While virtually all collective bargaining agreements (“CBA’s”) include an article ostensibly preserving the employer’s right to “manage the business,” those provisions often come with restrictions. Thus management may have the right to discharge, but only for “just cause.” Likewise the right to determine the “means and processes” of manufacturing but with limitations on subcontracting or combining jobs, among others.
A proper approach to “management rights” issues, in general, is to consider the function of the contract language. That is, what objective does the language seek to achieve? As practitioners know, the very existence of a CBA serves as a constraint on the otherwise unfettered right of the employer to take any otherwise lawful action with respect to the workforce. Beyond that overall encumbrance, the specific provisions of the agreement, setting forth all the various terms and conditions of employment further restrict the employer’s freedom of action.

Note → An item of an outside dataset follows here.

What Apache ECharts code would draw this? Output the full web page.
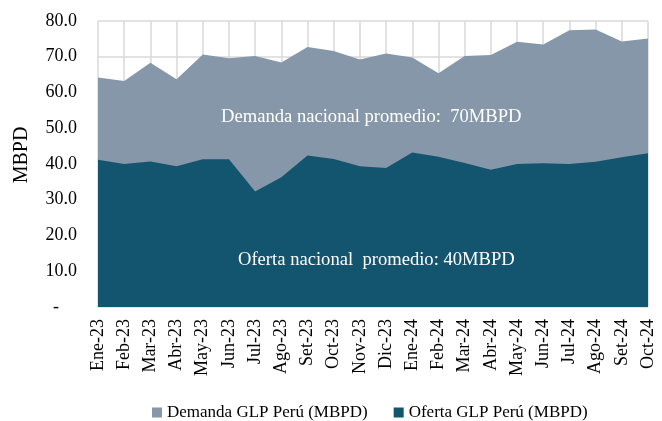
<!DOCTYPE html>
<html>
<head>
<meta charset="utf-8">
<script src="https://cdn.jsdelivr.net/npm/echarts@6/dist/echarts.min.js"></script>
<style>
  html, body { margin: 0; padding: 0; background: #fff; }
</style>
</head>
<body>
<div id="chart" style="width: 662px; height: 421px"></div>
<script>
// Months shown on the x axis
const months = [
  'Ene-23', 'Feb-23', 'Mar-23', 'Abr-23', 'May-23', 'Jun-23', 'Jul-23', 'Ago-23',
  'Set-23', 'Oct-23', 'Nov-23', 'Dic-23', 'Ene-24', 'Feb-24', 'Mar-24', 'Abr-24',
  'May-24', 'Jun-24', 'Jul-24', 'Ago-24', 'Set-24', 'Oct-24'
];

// Demanda GLP Perú (MBPD)
const demanda = [
  64.2, 63.2, 68.3, 63.7, 70.6, 69.6, 70.2, 68.4, 72.7, 71.6, 69.2,
  70.9, 69.8, 65.4, 70.2, 70.5, 74.2, 73.4, 77.4, 77.6, 74.3, 75.1
];

// Oferta GLP Perú (MBPD)
const oferta = [
  41.2, 40.0, 40.7, 39.4, 41.3, 41.3, 32.3, 36.3, 42.4, 41.4, 39.4,
  38.9, 43.2, 42.0, 40.3, 38.4, 40.0, 40.2, 40.0, 40.6, 41.9, 43.0
];

const serif = '"Liberation Serif", "Times New Roman", serif';

const myChart = echarts.init(document.getElementById('chart'));

const option = {
  animation: false,
  textStyle: { fontFamily: serif },
  grid: { left: 98, right: 14, top: 21, bottom: 114 },
  legend: {
    top: 404,
    left: 152,
    padding: 0,
    itemWidth: 10,
    itemHeight: 10,
    itemGap: 26,
    icon: 'rect',
    textStyle: { fontFamily: serif, fontSize: 17, color: '#000' },
    data: ['Demanda GLP Perú (MBPD)', 'Oferta GLP Perú (MBPD)']
  },
  xAxis: {
    type: 'category',
    data: months,
    boundaryGap: false,
    axisLine: { show: false },
    axisTick: { show: false },
    splitLine: { show: true, lineStyle: { color: '#d9d9d9', width: 1.5 } },
    axisLabel: {
      rotate: 90,
      interval: 0,
      margin: 12,
      fontFamily: serif,
      fontSize: 18,
      color: '#000'
    }
  },
  yAxis: {
    type: 'value',
    min: 0,
    max: 80,
    interval: 10,
    name: 'MBPD',
    nameLocation: 'middle',
    nameGap: 66,
    nameRotate: 90,
    nameTextStyle: { fontFamily: serif, fontSize: 20, color: '#000', padding: [0, 0, 0, 18] },
    axisLine: { show: false },
    axisTick: { show: false },
    splitLine: { show: true, lineStyle: { color: '#d9d9d9', width: 1.5 } },
    axisLabel: {
      margin: 21,
      fontFamily: serif,
      fontSize: 18,
      color: '#000',
      formatter: (v) => (v === 0 ? '-    ' : v.toFixed(1))
    }
  },
  graphic: [
    {
      type: 'text',
      z: 100,
      left: 221,
      top: 108,
      style: { text: 'Demanda nacional promedio:  70MBPD', fill: '#fff', font: '18.6px ' + serif }
    },
    {
      type: 'text',
      z: 100,
      left: 238,
      top: 251,
      style: { text: 'Oferta nacional  promedio: 40MBPD', fill: '#fff', font: '18.6px ' + serif }
    }
  ],
  series: [
    {
      name: 'Demanda GLP Perú (MBPD)',
      type: 'line',
      data: demanda,
      showSymbol: false,
      lineStyle: { width: 0 },
      itemStyle: { color: '#8597a8' },
      areaStyle: { color: '#8597a8', opacity: 1 }
    },
    {
      name: 'Oferta GLP Perú (MBPD)',
      type: 'line',
      data: oferta,
      showSymbol: false,
      lineStyle: { width: 0 },
      itemStyle: { color: '#13546f' },
      areaStyle: { color: '#13546f', opacity: 1 }
    }
  ]
};

myChart.setOption(option);

window.addEventListener('resize', () => {
  myChart.resize();
});
</script>
</body>
</html>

Thus the “management rights” article of the CBA serves as the employer’s mainstay in its ability to run the business at a profit. It is important to remember, in this context, that the employer is not only competing with foreign companies, but in many instances with non-union companies in the same industry, and often in the same locale. It is not in the long-term interests of unions, or unionized employees, to restrict management to the point where it is no longer competitive.
In evaluating “management rights” cases, therefore, it may be appropriate to point out that the applicable language of the CBA allows the employer wide discretion to operate the business, in the absence of specific restrictions. By doing so, the proper balance between the union, the employees and the employer is most likely to be preserved.